Orienteers participate in all traditional Customs activities, but one day of the week is set aside to address the Honor Code. The new students listen to speakers at the Quaker Meetinghouse and are then led, blindfolded, by an HCO on a“trust walk” to a selected place on campus, where they further discuss the Code.
Unlike Customs people, Honor Code Orienteers do not live on the same halls as their students, and so bring an objective outlook to students' conflicts and concerns. They maintain continuous contact with their students all year, talking with them about abstracts of recent Honor Council trials, bringing them to plenaries, and helping them understand the relevance of the Code to their lives at Haverford.
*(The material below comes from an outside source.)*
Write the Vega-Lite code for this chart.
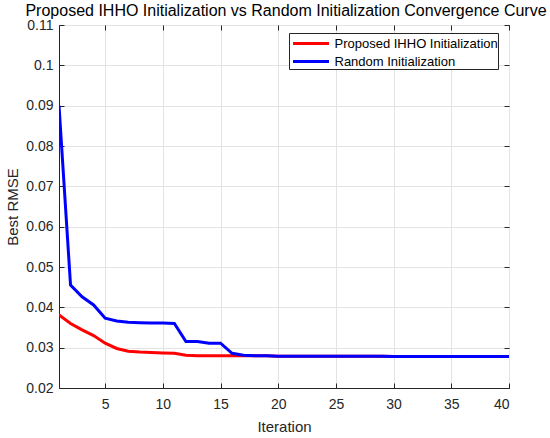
{
  "$schema": "https://vega.github.io/schema/vega-lite/v6.json",
  "width": 450,
  "height": 363,
  "autosize": {"type": "none"},
  "padding": {"left": 59, "top": 25, "right": 41, "bottom": 50},
  "title": {
    "text": "Proposed IHHO Initialization vs Random Initialization Convergence Curve",
    "fontSize": 16,
    "fontWeight": "normal",
    "font": "Liberation Sans",
    "color": "#000000",
    "anchor": "middle",
    "dx": 2,
    "offset": -1
  },
  "data": {
    "values": [
      {"iter": 1, "series": "Proposed IHHO Initialization", "rmse": 0.0381},
      {"iter": 2, "series": "Proposed IHHO Initialization", "rmse": 0.0360},
      {"iter": 3, "series": "Proposed IHHO Initialization", "rmse": 0.0344},
      {"iter": 4, "series": "Proposed IHHO Initialization", "rmse": 0.0330},
      {"iter": 5, "series": "Proposed IHHO Initialization", "rmse": 0.0311},
      {"iter": 6, "series": "Proposed IHHO Initialization", "rmse": 0.0298},
      {"iter": 7, "series": "Proposed IHHO Initialization", "rmse": 0.0291},
      {"iter": 8, "series": "Proposed IHHO Initialization", "rmse": 0.0289},
      {"iter": 9, "series": "Proposed IHHO Initialization", "rmse": 0.0288},
      {"iter": 10, "series": "Proposed IHHO Initialization", "rmse": 0.0287},
      {"iter": 11, "series": "Proposed IHHO Initialization", "rmse": 0.0286},
      {"iter": 12, "series": "Proposed IHHO Initialization", "rmse": 0.0281},
      {"iter": 13, "series": "Proposed IHHO Initialization", "rmse": 0.0280},
      {"iter": 14, "series": "Proposed IHHO Initialization", "rmse": 0.0280},
      {"iter": 15, "series": "Proposed IHHO Initialization", "rmse": 0.0280},
      {"iter": 16, "series": "Proposed IHHO Initialization", "rmse": 0.0280},
      {"iter": 17, "series": "Proposed IHHO Initialization", "rmse": 0.0280},
      {"iter": 18, "series": "Proposed IHHO Initialization", "rmse": 0.0280},
      {"iter": 19, "series": "Proposed IHHO Initialization", "rmse": 0.0280},
      {"iter": 20, "series": "Proposed IHHO Initialization", "rmse": 0.0279},
      {"iter": 21, "series": "Proposed IHHO Initialization", "rmse": 0.0279},
      {"iter": 22, "series": "Proposed IHHO Initialization", "rmse": 0.0279},
      {"iter": 23, "series": "Proposed IHHO Initialization", "rmse": 0.0279},
      {"iter": 24, "series": "Proposed IHHO Initialization", "rmse": 0.0279},
      {"iter": 25, "series": "Proposed IHHO Initialization", "rmse": 0.0279},
      {"iter": 26, "series": "Proposed IHHO Initialization", "rmse": 0.0279},
      {"iter": 27, "series": "Proposed IHHO Initialization", "rmse": 0.0279},
      {"iter": 28, "series": "Proposed IHHO Initialization", "rmse": 0.0279},
      {"iter": 29, "series": "Proposed IHHO Initialization", "rmse": 0.0279},
      {"iter": 30, "series": "Proposed IHHO Initialization", "rmse": 0.0278},
      {"iter": 31, "series": "Proposed IHHO Initialization", "rmse": 0.0278},
      {"iter": 32, "series": "Proposed IHHO Initialization", "rmse": 0.0278},
      {"iter": 33, "series": "Proposed IHHO Initialization", "rmse": 0.0278},
      {"iter": 34, "series": "Proposed IHHO Initialization", "rmse": 0.0278},
      {"iter": 35, "series": "Proposed IHHO Initialization", "rmse": 0.0278},
      {"iter": 36, "series": "Proposed IHHO Initialization", "rmse": 0.0278},
      {"iter": 37, "series": "Proposed IHHO Initialization", "rmse": 0.0278},
      {"iter": 38, "series": "Proposed IHHO Initialization", "rmse": 0.0278},
      {"iter": 39, "series": "Proposed IHHO Initialization", "rmse": 0.0278},
      {"iter": 40, "series": "Proposed IHHO Initialization", "rmse": 0.0278},
      {"iter": 1, "series": "Random Initialization", "rmse": 0.0900},
      {"iter": 2, "series": "Random Initialization", "rmse": 0.0455},
      {"iter": 3, "series": "Random Initialization", "rmse": 0.0426},
      {"iter": 4, "series": "Random Initialization", "rmse": 0.0406},
      {"iter": 5, "series": "Random Initialization", "rmse": 0.0373},
      {"iter": 6, "series": "Random Initialization", "rmse": 0.0366},
      {"iter": 7, "series": "Random Initialization", "rmse": 0.0363},
      {"iter": 8, "series": "Random Initialization", "rmse": 0.0362},
      {"iter": 9, "series": "Random Initialization", "rmse": 0.0361},
      {"iter": 10, "series": "Random Initialization", "rmse": 0.0361},
      {"iter": 11, "series": "Random Initialization", "rmse": 0.0360},
      {"iter": 12, "series": "Random Initialization", "rmse": 0.0315},
      {"iter": 13, "series": "Random Initialization", "rmse": 0.0315},
      {"iter": 14, "series": "Random Initialization", "rmse": 0.0311},
      {"iter": 15, "series": "Random Initialization", "rmse": 0.0311},
      {"iter": 16, "series": "Random Initialization", "rmse": 0.0286},
      {"iter": 17, "series": "Random Initialization", "rmse": 0.0281},
      {"iter": 18, "series": "Random Initialization", "rmse": 0.0280},
      {"iter": 19, "series": "Random Initialization", "rmse": 0.0280},
      {"iter": 20, "series": "Random Initialization", "rmse": 0.0279},
      {"iter": 21, "series": "Random Initialization", "rmse": 0.0279},
      {"iter": 22, "series": "Random Initialization", "rmse": 0.0279},
      {"iter": 23, "series": "Random Initialization", "rmse": 0.0279},
      {"iter": 24, "series": "Random Initialization", "rmse": 0.0279},
      {"iter": 25, "series": "Random Initialization", "rmse": 0.0279},
      {"iter": 26, "series": "Random Initialization", "rmse": 0.0279},
      {"iter": 27, "series": "Random Initialization", "rmse": 0.0279},
      {"iter": 28, "series": "Random Initialization", "rmse": 0.0279},
      {"iter": 29, "series": "Random Initialization", "rmse": 0.0279},
      {"iter": 30, "series": "Random Initialization", "rmse": 0.0278},
      {"iter": 31, "series": "Random Initialization", "rmse": 0.0278},
      {"iter": 32, "series": "Random Initialization", "rmse": 0.0278},
      {"iter": 33, "series": "Random Initialization", "rmse": 0.0278},
      {"iter": 34, "series": "Random Initialization", "rmse": 0.0278},
      {"iter": 35, "series": "Random Initialization", "rmse": 0.0278},
      {"iter": 36, "series": "Random Initialization", "rmse": 0.0278},
      {"iter": 37, "series": "Random Initialization", "rmse": 0.0278},
      {"iter": 38, "series": "Random Initialization", "rmse": 0.0278},
      {"iter": 39, "series": "Random Initialization", "rmse": 0.0278},
      {"iter": 40, "series": "Random Initialization", "rmse": 0.0278}
    ]
  },
  "resolve": {"axis": {"x": "independent", "y": "independent"}},
  "layer": [
    {
      "mark": {"type": "line", "strokeWidth": 3, "clip": true},
      "encoding": {
        "x": {
          "field": "iter",
          "type": "quantitative",
          "scale": {"domain": [1, 40], "nice": false, "zero": false},
          "axis": {
            "orient": "bottom",
            "title": "Iteration",
            "values": [5, 10, 15, 20, 25, 30, 35, 40],
            "labelPadding": 14,
            "titlePadding": 8
          }
        },
        "y": {
          "field": "rmse",
          "type": "quantitative",
          "scale": {"domain": [0.02, 0.11], "nice": false, "zero": false},
          "axis": {
            "orient": "left",
            "title": "Best RMSE",
            "values": [0.02, 0.03, 0.04, 0.05, 0.06, 0.07, 0.08, 0.09, 0.1, 0.11],
            "format": "~g",
            "labelPadding": 11,
            "titlePadding": 5
          }
        },
        "color": {
          "field": "series",
          "type": "nominal",
          "scale": {
            "domain": ["Proposed IHHO Initialization", "Random Initialization"],
            "range": ["#ff0000", "#0000ff"]
          },
          "legend": {
            "title": null,
            "orient": "none",
            "legendX": 230,
            "legendY": 8,
            "symbolType": "M-2,0H2",
            "symbolSize": 324,
            "symbolStrokeWidth": 3,
            "symbolOffset": 11.5,
            "labelOffset": 13,
            "labelFontSize": 13,
            "labelFont": "Liberation Sans",
            "labelColor": "#000000",
            "labelLimit": 400,
            "rowPadding": -3,
            "padding": 0,
            "fillColor": "#ffffff",
            "strokeColor": "#262626"
          }
        }
      }
    },
    {
      "mark": {"type": "point", "opacity": 0},
      "encoding": {
        "x": {
          "field": "iter",
          "type": "quantitative",
          "axis": {
            "orient": "top",
            "title": null,
            "labels": false,
            "grid": false,
            "domain": false,
            "minExtent": 0,
            "values": [5, 10, 15, 20, 25, 30, 35, 40]
          }
        },
        "y": {
          "field": "rmse",
          "type": "quantitative",
          "axis": {
            "orient": "right",
            "title": null,
            "labels": false,
            "grid": false,
            "domain": false,
            "minExtent": 0,
            "values": [0.02, 0.03, 0.04, 0.05, 0.06, 0.07, 0.08, 0.09, 0.1, 0.11]
          }
        }
      }
    }
  ],
  "config": {
    "view": {"stroke": "#262626", "strokeWidth": 1},
    "font": "Liberation Sans",
    "axis": {
      "labelFont": "Liberation Sans",
      "labelFontSize": 14,
      "labelColor": "#262626",
      "titleFont": "Liberation Sans",
      "titleFontSize": 15,
      "titleFontWeight": "normal",
      "titleColor": "#262626",
      "domainColor": "#262626",
      "tickColor": "#262626",
      "tickSize": -5,
      "gridColor": "#e3e3e3",
      "gridOpacity": 1
    }
  }
}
According to Elizabeth Bacon '04, co-head of this year's HCO Committee, first-year students usually want to know why the Code is so important, and whether or not members of the Haverford community truly pay attention to it. Words like“separation,” a penalty for some Honor Code violators, alarm them, says Bacon:“HCOs make sure the students are not afraid, and help them realize that the Code is on their side if they are willing to work with it and abide by its ideals.” The concept of confrontation is also confusing to some freshmen.“It sounds formal, but HCOs explain that it's a daily assertion of your opinions, and doesn't have to lead to an Honor Council trial.”
The Honor Code Orienteer Committee, which consists this year of co-heads Bacon and David Willis '04 and members Lauren Hradecky, Julien Colvin, and Mary Green all from the Class of 2005, is in charge of planning the Customs Week Honor Code-related activities and choosing and training new Orienteers in the spring.“We look for people who genuinely love the Code and can explain to new students why is it something to be excited about,” says Bacon.
Senior Associate Dean of Haverford and Dean of Student Life Steve Watter, who serves as an advisor to the HCO program, praises the Orienteers as valuable resources for new students.“Our experience is that it takes quite some time for students to come to terms with the Honor Code and their personal relationship to it,” he says,“so having a source or touchstone about the Code near at hand can help immeasurably as they engage in this process."